Inappropriate or ambiguous terminology in CT reports may create confusion for referring clinicians and contribute to underdiagnosis of vertebral fractures. Descriptions such as “vertebral height loss,” “wedging,” “endplate deformity,” or “degenerative change” are often used without explicitly identifying the presence of a vertebral fracture, thereby reducing the likelihood of appropriate clinical follow-up.9 Since many of these fractures are detected incidentally on CT examinations performed for unrelated indications, failure to use clear and standardised terminology may result in missed opportunities for osteoporosis assessment and secondary fracture prevention.10
Educational initiatives directed at radiologists have been shown to improve awareness and reporting of osteoporotic vertebral fractures. Other authors emphasised the importance of adequate training in vertebral fracture assessment and standardised interpretation methods. Basic training programmes emphasising the radiological appearance of those fractures, the importance of standardised reporting, and the clinical implications of these findings could significantly enhance diagnostic accuracy and communication with referring physicians.11
The adoption of structured reporting systems and internationally recognised classification criteria may further reduce variability in interpretation and facilitate earlier diagnosis, timely referral, and initiation of anti-osteoporotic treatment, in line with the recommendations of the International Osteoporosis Foundation (IOF) through the ‘Capture the Fracture’ Best Practice Framework.12
More recently, AI-based vertebral fracture detection algorithms have been developed to operate in real-world clinical settings. Burns et al.13 demonstrated that automated CT-based systems are capable of detecting vertebral compression fractures and assessing bone density with promising accuracy. Similarly, others showed that deep learning models can automatically identify osteoporotic vertebral fractures on CT scans with high sensitivity and specificity.14 According to a systematic review, AI-assisted tools may be particularly valuable in high-volume radiology workflows, where subtle fractures are more likely to be overlooked due to time constraints or competing diagnostic priorities.15
In addition to improving fracture detection rates, AI technologies have the potential to optimise the efficiency of Fracture Liaison Services by facilitating automated patient identification and referral pathways.
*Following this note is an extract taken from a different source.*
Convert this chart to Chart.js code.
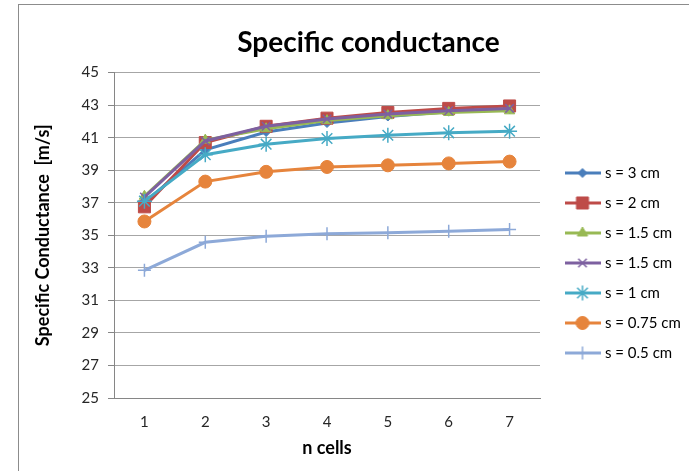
<!DOCTYPE html>
<html lang="en">

<head>
    <meta charset="UTF-8">
    <title>Specific conductance</title>
    <script src="https://cdn.jsdelivr.net/npm/chart.js"></script>
    <style>
        body { margin: 0; overflow: hidden; background: #fff; }
        #frame { position: absolute; left: 18px; top: 4px; width: 800px; height: 600px; border: 1px solid #8c8c8c; }
        #chart { position: absolute; left: 0; top: 0; }
    </style>
</head>

<body>
    <div id="frame"></div>
    <canvas id="chart" width="719" height="471"></canvas>

    <script>
        // number of cells on the x axis
        const cells = ["1", "2", "3", "4", "5", "6", "7"];

        // specific conductance [m/s] for each spacing s
        const s3 = [37.0, 40.25, 41.35, 41.9, 42.3, 42.6, 42.75];
        const s2 = [36.75, 40.7, 41.7, 42.2, 42.55, 42.8, 42.95];
        const s15a = [37.4, 40.85, 41.55, 42.05, 42.35, 42.55, 42.65];
        const s15b = [37.35, 40.8, 41.7, 42.15, 42.45, 42.65, 42.8];
        const s1 = [37.1, 39.95, 40.6, 40.95, 41.15, 41.3, 41.4];
        const s075 = [35.85, 38.3, 38.9, 39.2, 39.3, 39.42, 39.53];
        const s05 = [32.85, 34.57, 34.94, 35.1, 35.15, 35.25, 35.35];

        const seriesNames = ["s = 3 cm", "s = 2 cm", "s = 1.5 cm", "s = 1.5 cm", "s = 1 cm", "s = 0.75 cm", "s = 0.5 cm"];
        const yMin = 25, yMax = 45, yStep = 2;

        const FONT = "Lato";

        // line colour and marker for each series
        const styles = [
            { color: "#4A7EBB", point: "rectRot", radius: 4.5, bw: 1 },
            { color: "#BE4B48", point: "rect", radius: 8.5, bw: 1 },
            { color: "#98B954", point: "triangle", radius: 6, bw: 1 },
            { color: "#7D60A0", point: "crossRot", radius: 6, bw: 1.5 },
            { color: "#46AAC5", point: "star", radius: 7.5, bw: 1.5 },
            { color: "#E6843C", point: "circle", radius: 6.5, bw: 1 },
            { color: "#8DA9D8", point: "cross", radius: 6.5, bw: 1.5 }
        ];
        const values = [s3, s2, s15a, s15b, s1, s075, s05];

        const datasets = values.map((data, i) => ({
            label: seriesNames[i],
            data: data,
            borderColor: styles[i].color,
            backgroundColor: styles[i].color,
            borderWidth: 3,
            tension: 0,
            pointStyle: styles[i].point,
            pointRadius: styles[i].radius,
            pointHoverRadius: styles[i].radius,
            pointBorderWidth: styles[i].bw,
            pointBackgroundColor: styles[i].color,
            pointBorderColor: styles[i].color,
            order: values.length - i // later series on top
        }));

        // legend sample: short line with the series marker in the middle
        function legendSample(st) {
            const c = document.createElement("canvas");
            c.width = 36;
            c.height = 18;
            const ctx = c.getContext("2d");
            ctx.strokeStyle = st.color;
            ctx.fillStyle = st.color;
            ctx.lineWidth = 3;
            ctx.beginPath();
            ctx.moveTo(0, 9);
            ctx.lineTo(36, 9);
            ctx.stroke();
            ctx.lineWidth = st.bw;
            Chart.helpers.drawPoint(ctx, { pointStyle: st.point, radius: st.radius, borderWidth: st.bw, rotation: 0 }, 18, 9);
            return c;
        }
        const samples = styles.map(legendSample);

        // pin the legend to a fixed box right of the plot
        const plotRight = 540;
        const legendPlace = {
            id: "legendPlace",
            beforeLayout(chart) {
                const lg = chart.legend;
                if (lg && !lg._fixed) {
                    const fit = lg.fit.bind(lg);
                    lg.fit = function () { fit(); this.width = chart.width - plotRight; };
                    lg._fixed = true;
                }
            },
            afterLayout(chart) {
                const lg = chart.legend;
                const pad = lg.options.labels.padding;
                const dx = 567.5 - pad - lg.left;
                const dy = 165.5 - pad - lg.top;
                lg.left += dx; lg.right += dx;
                lg.top += dy; lg.bottom += dy;
            }
        };

        new Chart(document.getElementById("chart"), {
            type: "line",
            data: { labels: cells, datasets: datasets },
            plugins: [legendPlace],
            options: {
                responsive: false,
                animation: false,
                layout: { padding: { left: 18, right: 0, top: 0, bottom: 0 } },
                plugins: {
                    title: {
                        display: true,
                        text: "Specific conductance",
                        color: "#000",
                        font: { family: FONT, size: 28, weight: "bold" },
                        padding: { top: 26, bottom: 13 }
                    },
                    legend: {
                        position: "right",
                        align: "start",
                        labels: {
                            usePointStyle: true,
                            pointStyleWidth: 30,
                            padding: 15,
                            color: "#262626",
                            font: { family: FONT, size: 15 },
                            generateLabels: (chart) => chart.data.datasets.map((ds, i) => ({
                                text: ds.label,
                                pointStyle: samples[i],
                                fillStyle: ds.borderColor,
                                strokeStyle: ds.borderColor,
                                lineWidth: 0,
                                hidden: false,
                                datasetIndex: i
                            }))
                        }
                    },
                    tooltip: { enabled: false }
                },
                scales: {
                    x: {
                        offset: true,
                        grid: { display: false, drawTicks: false },
                        border: { display: true, color: "#868686", width: 1 },
                        ticks: { color: "#262626", padding: 15, font: { family: FONT, size: 15 } },
                        title: {
                            display: true,
                            text: "n cells",
                            color: "#000",
                            font: { family: FONT, size: 18, weight: "bold" },
                            padding: { top: 0, bottom: 12 }
                        },
                        afterFit: (scale) => { scale.height = 73; }
                    },
                    y: {
                        min: yMin,
                        max: yMax,
                        ticks: { stepSize: yStep, color: "#262626", padding: 9, font: { family: FONT, size: 15 } },
                        grid: { color: "#a6a6a6", lineWidth: 1, tickLength: 6, tickColor: "#868686" },
                        border: { display: true, color: "#868686", width: 1 },
                        title: {
                            display: true,
                            text: "Specific Conductance  [m/s]",
                            color: "#000",
                            font: { family: FONT, size: 18, weight: "bold" },
                            padding: { top: 14, bottom: 0 }
                        },
                        afterFit: (scale) => { scale.width = 96; }
                    }
                }
            }
        });
    </script>
</body>

</html>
The IOF highlighted the importance of coordinated secondary fracture prevention programmes,12 and AI-supported imaging analysis may further strengthen these initiatives. More recently, Behanova et al.16 demonstrated the clinical relevance of opportunistic AI-supported detection of vertebral fractures on routine CT scans, showing that early recognition of incidental vertebral fractures may enable prompt osteoporosis evaluation and treatment, ultimately reducing the risk of subsequent fragility fractures and their associated healthcare burden.
As these technologies continue to evolve, their integration into routine radiological practice may become an important component of comprehensive osteoporosis care and secondary fracture prevention strategies.